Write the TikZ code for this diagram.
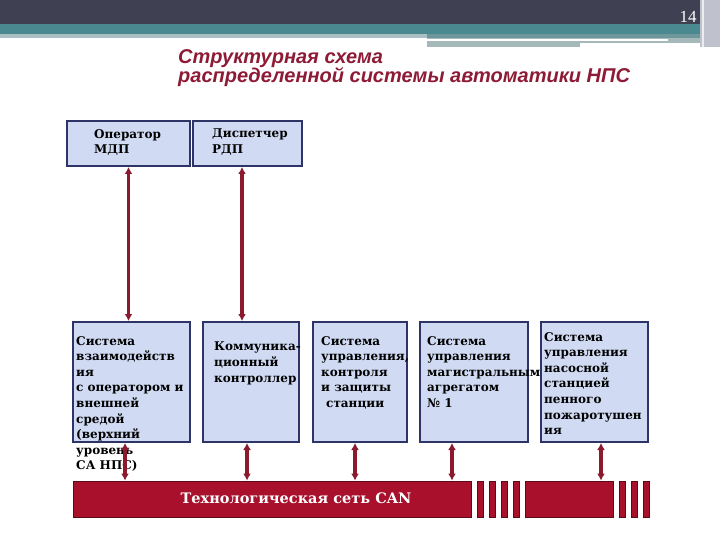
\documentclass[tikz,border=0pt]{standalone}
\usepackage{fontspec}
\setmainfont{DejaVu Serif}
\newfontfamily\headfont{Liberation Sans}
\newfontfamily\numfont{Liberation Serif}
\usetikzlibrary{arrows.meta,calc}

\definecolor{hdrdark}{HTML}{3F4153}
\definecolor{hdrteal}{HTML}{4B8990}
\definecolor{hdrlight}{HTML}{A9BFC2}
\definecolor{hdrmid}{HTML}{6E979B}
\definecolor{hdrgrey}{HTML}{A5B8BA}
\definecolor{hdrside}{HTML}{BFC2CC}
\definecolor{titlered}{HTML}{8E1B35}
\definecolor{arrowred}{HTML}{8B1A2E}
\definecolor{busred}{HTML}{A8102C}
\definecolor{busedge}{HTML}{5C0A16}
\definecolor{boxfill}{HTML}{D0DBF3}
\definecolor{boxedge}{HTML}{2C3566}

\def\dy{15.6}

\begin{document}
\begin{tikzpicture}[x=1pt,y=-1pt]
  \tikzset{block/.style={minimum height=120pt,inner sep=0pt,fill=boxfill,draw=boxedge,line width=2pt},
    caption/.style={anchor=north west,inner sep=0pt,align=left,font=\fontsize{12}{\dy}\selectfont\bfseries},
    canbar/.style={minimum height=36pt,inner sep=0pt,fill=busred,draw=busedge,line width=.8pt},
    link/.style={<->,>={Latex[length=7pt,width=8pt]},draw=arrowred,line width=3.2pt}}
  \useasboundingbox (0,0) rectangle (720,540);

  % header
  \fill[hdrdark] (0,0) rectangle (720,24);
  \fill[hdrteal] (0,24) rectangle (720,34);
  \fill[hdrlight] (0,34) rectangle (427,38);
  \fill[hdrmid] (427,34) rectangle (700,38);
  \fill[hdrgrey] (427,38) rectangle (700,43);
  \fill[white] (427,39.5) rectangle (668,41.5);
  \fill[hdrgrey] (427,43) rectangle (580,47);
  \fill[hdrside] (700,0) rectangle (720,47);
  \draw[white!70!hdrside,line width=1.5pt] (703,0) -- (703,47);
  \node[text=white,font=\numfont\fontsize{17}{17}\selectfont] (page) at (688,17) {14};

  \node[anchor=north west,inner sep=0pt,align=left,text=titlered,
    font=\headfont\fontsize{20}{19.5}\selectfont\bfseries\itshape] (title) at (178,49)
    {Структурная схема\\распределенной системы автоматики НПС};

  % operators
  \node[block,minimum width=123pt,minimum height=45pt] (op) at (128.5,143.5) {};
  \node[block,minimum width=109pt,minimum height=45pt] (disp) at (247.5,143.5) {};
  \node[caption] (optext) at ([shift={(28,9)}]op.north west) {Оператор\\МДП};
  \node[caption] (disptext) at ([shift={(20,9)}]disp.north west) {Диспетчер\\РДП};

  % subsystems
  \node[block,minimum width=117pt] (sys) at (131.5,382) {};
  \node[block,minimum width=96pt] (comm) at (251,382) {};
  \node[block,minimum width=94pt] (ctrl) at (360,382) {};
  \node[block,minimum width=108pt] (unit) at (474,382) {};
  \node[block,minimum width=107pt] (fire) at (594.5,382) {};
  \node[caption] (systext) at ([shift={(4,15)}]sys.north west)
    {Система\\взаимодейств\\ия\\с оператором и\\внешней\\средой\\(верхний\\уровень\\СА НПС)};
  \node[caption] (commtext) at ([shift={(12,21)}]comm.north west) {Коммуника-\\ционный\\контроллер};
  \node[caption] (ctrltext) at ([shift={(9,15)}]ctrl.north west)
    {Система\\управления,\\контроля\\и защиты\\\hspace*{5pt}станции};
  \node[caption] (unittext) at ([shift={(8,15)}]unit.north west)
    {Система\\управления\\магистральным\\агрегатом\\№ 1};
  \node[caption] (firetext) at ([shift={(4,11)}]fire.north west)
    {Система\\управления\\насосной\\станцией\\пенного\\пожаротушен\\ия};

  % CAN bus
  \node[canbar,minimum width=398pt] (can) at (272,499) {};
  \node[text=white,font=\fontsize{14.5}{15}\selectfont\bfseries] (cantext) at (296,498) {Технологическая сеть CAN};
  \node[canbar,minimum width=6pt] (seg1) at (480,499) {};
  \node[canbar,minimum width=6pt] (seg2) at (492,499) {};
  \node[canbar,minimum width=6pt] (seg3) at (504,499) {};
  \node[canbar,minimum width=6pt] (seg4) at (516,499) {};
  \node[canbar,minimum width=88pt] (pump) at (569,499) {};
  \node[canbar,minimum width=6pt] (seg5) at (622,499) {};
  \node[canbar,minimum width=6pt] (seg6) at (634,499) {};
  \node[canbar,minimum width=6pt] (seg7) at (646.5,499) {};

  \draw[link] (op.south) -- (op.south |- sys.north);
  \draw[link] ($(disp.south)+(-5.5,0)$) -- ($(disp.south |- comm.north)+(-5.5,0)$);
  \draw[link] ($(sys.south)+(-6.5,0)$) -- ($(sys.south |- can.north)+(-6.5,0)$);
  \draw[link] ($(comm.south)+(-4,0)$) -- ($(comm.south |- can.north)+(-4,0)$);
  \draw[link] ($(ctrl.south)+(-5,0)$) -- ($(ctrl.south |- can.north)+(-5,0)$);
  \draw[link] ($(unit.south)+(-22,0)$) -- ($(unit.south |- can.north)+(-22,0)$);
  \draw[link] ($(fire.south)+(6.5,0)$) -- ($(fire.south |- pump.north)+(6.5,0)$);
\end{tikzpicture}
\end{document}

_WHAT THE TASK ASKS_
Images in the data above are to be skipped. Retype all other material exactly.

_ANSWER TO THE PROBLEM_
Write the TikZ code for this diagram.
\documentclass[tikz,border=0pt]{standalone}
\usepackage{fontspec}
\setmainfont{DejaVu Serif}
\newfontfamily\headfont{Liberation Sans}
\newfontfamily\numfont{Liberation Serif}
\usetikzlibrary{arrows.meta,calc}

\definecolor{hdrdark}{HTML}{3F4153}
\definecolor{hdrteal}{HTML}{4B8990}
\definecolor{hdrlight}{HTML}{A9BFC2}
\definecolor{hdrmid}{HTML}{6E979B}
\definecolor{hdrgrey}{HTML}{A5B8BA}
\definecolor{hdrside}{HTML}{BFC2CC}
\definecolor{titlered}{HTML}{8E1B35}
\definecolor{arrowred}{HTML}{8B1A2E}
\definecolor{busred}{HTML}{A8102C}
\definecolor{busedge}{HTML}{5C0A16}
\definecolor{boxfill}{HTML}{D0DBF3}
\definecolor{boxedge}{HTML}{2C3566}

\def\dy{15.6}

\begin{document}
\begin{tikzpicture}[x=1pt,y=-1pt]
  \tikzset{block/.style={minimum height=120pt,inner sep=0pt,fill=boxfill,draw=boxedge,line width=2pt},
    caption/.style={anchor=north west,inner sep=0pt,align=left,font=\fontsize{12}{\dy}\selectfont\bfseries},
    canbar/.style={minimum height=36pt,inner sep=0pt,fill=busred,draw=busedge,line width=.8pt},
    link/.style={<->,>={Latex[length=7pt,width=8pt]},draw=arrowred,line width=3.2pt}}
  \useasboundingbox (0,0) rectangle (720,540);

  % header
  \fill[hdrdark] (0,0) rectangle (720,24);
  \fill[hdrteal] (0,24) rectangle (720,34);
  \fill[hdrlight] (0,34) rectangle (427,38);
  \fill[hdrmid] (427,34) rectangle (700,38);
  \fill[hdrgrey] (427,38) rectangle (700,43);
  \fill[white] (427,39.5) rectangle (668,41.5);
  \fill[hdrgrey] (427,43) rectangle (580,47);
  \fill[hdrside] (700,0) rectangle (720,47);
  \draw[white!70!hdrside,line width=1.5pt] (703,0) -- (703,47);
  \node[text=white,font=\numfont\fontsize{17}{17}\selectfont] (page) at (688,17) {14};

  \node[anchor=north west,inner sep=0pt,align=left,text=titlered,
    font=\headfont\fontsize{20}{19.5}\selectfont\bfseries\itshape] (title) at (178,49)
    {Структурная схема\\распределенной системы автоматики НПС};

  % operators
  \node[block,minimum width=123pt,minimum height=45pt] (op) at (128.5,143.5) {};
  \node[block,minimum width=109pt,minimum height=45pt] (disp) at (247.5,143.5) {};
  \node[caption] (optext) at ([shift={(28,9)}]op.north west) {Оператор\\МДП};
  \node[caption] (disptext) at ([shift={(20,9)}]disp.north west) {Диспетчер\\РДП};

  % subsystems
  \node[block,minimum width=117pt] (sys) at (131.5,382) {};
  \node[block,minimum width=96pt] (comm) at (251,382) {};
  \node[block,minimum width=94pt] (ctrl) at (360,382) {};
  \node[block,minimum width=108pt] (unit) at (474,382) {};
  \node[block,minimum width=107pt] (fire) at (594.5,382) {};
  \node[caption] (systext) at ([shift={(4,15)}]sys.north west)
    {Система\\взаимодейств\\ия\\с оператором и\\внешней\\средой\\(верхний\\уровень\\СА НПС)};
  \node[caption] (commtext) at ([shift={(12,21)}]comm.north west) {Коммуника-\\ционный\\контроллер};
  \node[caption] (ctrltext) at ([shift={(9,15)}]ctrl.north west)
    {Система\\управления,\\контроля\\и защиты\\\hspace*{5pt}станции};
  \node[caption] (unittext) at ([shift={(8,15)}]unit.north west)
    {Система\\управления\\магистральным\\агрегатом\\№ 1};
  \node[caption] (firetext) at ([shift={(4,11)}]fire.north west)
    {Система\\управления\\насосной\\станцией\\пенного\\пожаротушен\\ия};

  % CAN bus
  \node[canbar,minimum width=398pt] (can) at (272,499) {};
  \node[text=white,font=\fontsize{14.5}{15}\selectfont\bfseries] (cantext) at (296,498) {Технологическая сеть CAN};
  \node[canbar,minimum width=6pt] (seg1) at (480,499) {};
  \node[canbar,minimum width=6pt] (seg2) at (492,499) {};
  \node[canbar,minimum width=6pt] (seg3) at (504,499) {};
  \node[canbar,minimum width=6pt] (seg4) at (516,499) {};
  \node[canbar,minimum width=88pt] (pump) at (569,499) {};
  \node[canbar,minimum width=6pt] (seg5) at (622,499) {};
  \node[canbar,minimum width=6pt] (seg6) at (634,499) {};
  \node[canbar,minimum width=6pt] (seg7) at (646.5,499) {};

  \draw[link] (op.south) -- (op.south |- sys.north);
  \draw[link] ($(disp.south)+(-5.5,0)$) -- ($(disp.south |- comm.north)+(-5.5,0)$);
  \draw[link] ($(sys.south)+(-6.5,0)$) -- ($(sys.south |- can.north)+(-6.5,0)$);
  \draw[link] ($(comm.south)+(-4,0)$) -- ($(comm.south |- can.north)+(-4,0)$);
  \draw[link] ($(ctrl.south)+(-5,0)$) -- ($(ctrl.south |- can.north)+(-5,0)$);
  \draw[link] ($(unit.south)+(-22,0)$) -- ($(unit.south |- can.north)+(-22,0)$);
  \draw[link] ($(fire.south)+(6.5,0)$) -- ($(fire.south |- pump.north)+(6.5,0)$);
\end{tikzpicture}
\end{document}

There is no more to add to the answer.